Meet Salto, the most agile wall-jumping robot ever built

7 Dec 2016

Salto, the incredibly agile robot. Image: Stephen McNally/UC Berkeley

Robotics researchers are once again turning to nature for inspiration as new robot Salto has achieved the highest robotic vertical jumping agility ever recorded.

When we think of what it means to be an agile robot, we tend to think of some of the creations of Boston Dynamics, which we have seen travelling across difficult terrain with ease.

But a new robot from University of California Berkeley has taken this to a whole new level – quite literally.

Called Salto (saltatorial locomotion on terrain obstacles), this little robot has been designed to replicate nature’s most vertically agile creature, the galago, which can jump five times in just four seconds to gain a combined height of 8.5 metres.

The creature is able to do this because of a special ability that allows it to store energy in its tendons, meaning that it can jump to heights not achievable by its muscles alone.

But, in order for Salto to achieve this, the research team – led by Duncan Haldane – had to develop an entirely new metric to measure vertical agility.

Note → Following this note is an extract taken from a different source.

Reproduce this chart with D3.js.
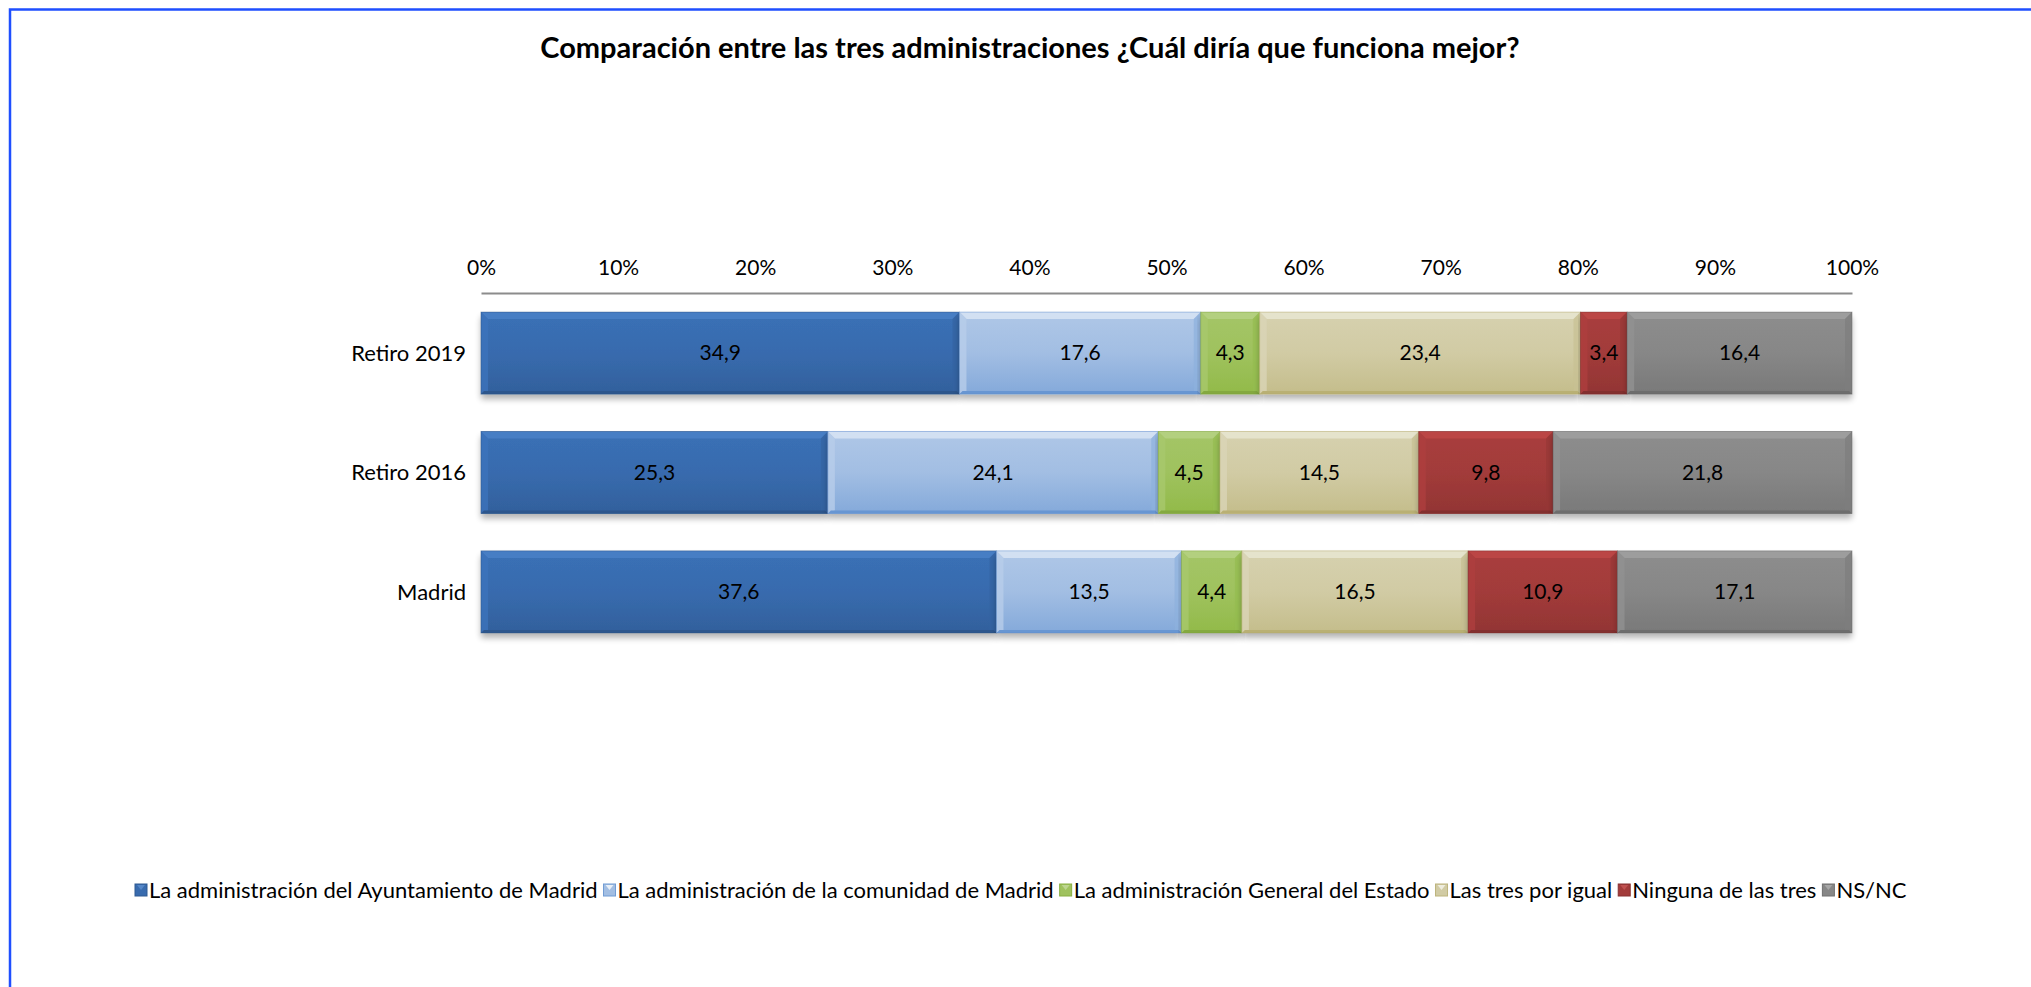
<!DOCTYPE html>
<html>
<head>
<meta charset="utf-8">
<script src="https://cdn.jsdelivr.net/npm/d3@7"></script>
<style>
  html, body { margin: 0; padding: 0; background: #fff; }
  svg { display: block; font-family: Lato, "Open Sans", sans-serif; }
</style>
</head>
<body>
<svg id="chart" width="2031" height="987"></svg>
<script>
// Survey categories (rows, top to bottom)
const categories = ["Retiro 2019", "Retiro 2016", "Madrid"];

// Answer options (stack order, left to right)
const seriesNames = [
  "La administración del Ayuntamiento de Madrid",
  "La administración de la comunidad de Madrid",
  "La administración General del Estado",
  "Las tres por igual",
  "Ninguna de las tres",
  "NS/NC"
];

// Percentages per answer option, one value per category
const ayuntamiento = [34.9, 25.3, 37.6];
const comunidad    = [17.6, 24.1, 13.5];
const estado       = [4.3, 4.5, 4.4];
const tresIgual    = [23.4, 14.5, 16.5];
const ninguna      = [3.4, 9.8, 10.9];
const nsnc         = [16.4, 21.8, 17.1];

const seriesValues = [ayuntamiento, comunidad, estado, tresIgual, ninguna, nsnc];

const tickValues = [0, 10, 20, 30, 40, 50, 60, 70, 80, 90, 100];
const titleText = "Comparación entre las tres administraciones ¿Cuál diría que funciona mejor?";

const colors = ["#386BAE", "#A2BEE3", "#9FC25E", "#D1CBA4", "#A23B3A", "#878787"];

// Build table for d3.stack
const rows = categories.map((c, i) => {
  const r = { category: c };
  seriesNames.forEach((s, k) => { r[s] = seriesValues[k][i]; });
  return r;
});
const stacked = d3.stack().keys(seriesNames)(rows);

const svg = d3.select("#chart");

// Frame
svg.append("rect")
  .attr("x", 10).attr("y", 9.5)
  .attr("width", 2040).attr("height", 1000)
  .attr("fill", "none").attr("stroke", "#1F4FFF").attr("stroke-width", 2.5);

// Gradients and shadow
const defs = svg.append("defs");
colors.forEach((c, k) => {
  const base = d3.hsl(c);
  const g = defs.append("linearGradient")
    .attr("id", "grad" + k).attr("x1", 0).attr("y1", 0).attr("x2", 0).attr("y2", 1);
  g.append("stop").attr("offset", "0%").attr("stop-color", d3.hsl(base).brighter(0.12));
  g.append("stop").attr("offset", "50%").attr("stop-color", c);
  g.append("stop").attr("offset", "100%").attr("stop-color", d3.hsl(base).darker(0.3));
});
const shadow = defs.append("filter").attr("id", "shadow")
  .attr("x", "-5%").attr("y", "-10%").attr("width", "110%").attr("height", "140%");
shadow.append("feGaussianBlur").attr("in", "SourceAlpha").attr("stdDeviation", 3);
shadow.append("feOffset").attr("dx", 0).attr("dy", 5).attr("result", "ob");
shadow.append("feComponentTransfer").append("feFuncA").attr("type", "linear").attr("slope", 0.3);
const merge = shadow.append("feMerge");
merge.append("feMergeNode");
merge.append("feMergeNode").attr("in", "SourceGraphic");

// Scales
const x = d3.scaleLinear().domain([0, 100]).range([481, 1852]);
const y = d3.scaleBand().domain(categories).range([293, 652]).paddingInner(0.313).paddingOuter(0.16);

// Title
svg.append("text")
  .attr("x", 1030).attr("y", 58)
  .attr("text-anchor", "middle")
  .attr("font-size", 29).attr("font-weight", "bold").attr("fill", "#000")
  .text(titleText);

// Top axis
const axis = svg.append("g").attr("transform", "translate(0,293)")
  .call(d3.axisTop(x).tickValues(tickValues).tickFormat(d => d + "%").tickSize(0).tickPadding(18));
axis.select(".domain").attr("stroke", "#8C8C8C").attr("stroke-width", 2);
axis.selectAll("text").attr("font-size", 21).attr("fill", "#000").attr("font-family", "Lato, sans-serif");

// Category labels
svg.append("g").selectAll("text").data(categories).join("text")
  .attr("x", 466).attr("y", d => y(d) + y.bandwidth() / 2)
  .attr("dy", "0.35em").attr("text-anchor", "end")
  .attr("font-size", 22).attr("fill", "#000")
  .text(d => d);

// Bars
const bev = 7;
const layers = svg.append("g").selectAll("g").data(stacked).join("g");
layers.each(function(layer, k) {
  const g = d3.select(this);
  const base = d3.hsl(colors[k]);
  layer.forEach(d => {
    const x0 = x(d[0]), x1 = x(d[1]);
    const y0 = y(d.data.category), y1 = y0 + y.bandwidth();
    const seg = g.append("g");
    seg.append("rect")
      .attr("x", x0).attr("y", y0).attr("width", x1 - x0).attr("height", y1 - y0)
      .attr("fill", "url(#grad" + k + ")").attr("filter", "url(#shadow)");
    // top bevel
    seg.append("polygon")
      .attr("points", [[x0, y0], [x1, y0], [x1 - bev, y0 + bev], [x0 + bev, y0 + bev]].join(" "))
      .attr("fill", base.brighter(0.45)).attr("opacity", 0.9);
    // left bevel
    seg.append("polygon")
      .attr("points", [[x0, y0], [x0 + bev, y0 + bev], [x0 + bev, y1 - 3], [x0, y1]].join(" "))
      .attr("fill", base.brighter(0.2)).attr("opacity", 0.8);
    // right bevel
    seg.append("polygon")
      .attr("points", [[x1, y0], [x1, y1], [x1 - bev, y1 - 3], [x1 - bev, y0 + bev]].join(" "))
      .attr("fill", base.darker(0.2)).attr("opacity", 0.7);
    // bottom bevel
    seg.append("polygon")
      .attr("points", [[x0, y1], [x1, y1], [x1 - 3, y1 - 3], [x0 + 3, y1 - 3]].join(" "))
      .attr("fill", base.darker(0.6));
    // segment edges
    seg.append("rect")
      .attr("x", x0).attr("y", y0).attr("width", x1 - x0).attr("height", y1 - y0)
      .attr("fill", "none").attr("stroke", base.darker(0.7)).attr("stroke-width", 0.8).attr("opacity", 0.6);
    // value label
    seg.append("text")
      .attr("x", (x0 + x1) / 2).attr("y", (y0 + y1) / 2)
      .attr("dy", "0.35em").attr("text-anchor", "middle")
      .attr("font-size", 21).attr("fill", "#000")
      .text(d3.format(".1f")(d[1] - d[0]).replace(".", ","));
  });
});

// Legend
const legend = svg.append("g").attr("transform", "translate(0,890)");
let lx = 135;
seriesNames.forEach((name, k) => {
  const base = d3.hsl(colors[k]);
  legend.append("rect").attr("x", lx).attr("y", -6).attr("width", 12).attr("height", 12)
    .attr("fill", colors[k]).attr("stroke", base.darker(0.5)).attr("stroke-width", 1);
  legend.append("polygon")
    .attr("points", [[lx + 2, -5], [lx + 10, -5], [lx + 6, 0]].join(" "))
    .attr("fill", base.brighter(0.6));
  const t = legend.append("text").attr("x", lx + 14).attr("y", 0).attr("dy", "0.35em")
    .attr("font-size", 22).attr("fill", "#000").text(name);
  lx += 14 + t.node().getComputedTextLength() + 6;
});
</script>
</body>
</html>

This is defined by the height that something can reach with a single jump in Earth gravity, multiplied by the frequency at which that jump can be made.

So, in this case, Salto’s ability to vertically jump at a height of 1.75 metres per second makes it better than a bullfrog at 1.71 metres per second, but leaves it far behind the galago at 2.24 metres per second.

Could soon match performance of animals

Publishing its findings in the journal Science Robotics, the team explained that Salto was able to achieve this by its internal motor, which drives a spring to crouch the robot in a similar stance to the galago.

By using power modulation, Salto doesn’t need to wind up before a jump. As soon as it jumps, Salto is ready to jump again.

This gives it 78pc of the vertical jumping ability of the galago, far surpassing previous records, which managed 55pc.

Haldane’s professor, Ronald Fearing, said of Salto’s design: “By combining biologically inspired design principles with improved engineering technology, matching the agile performance of animals may not be that far off.”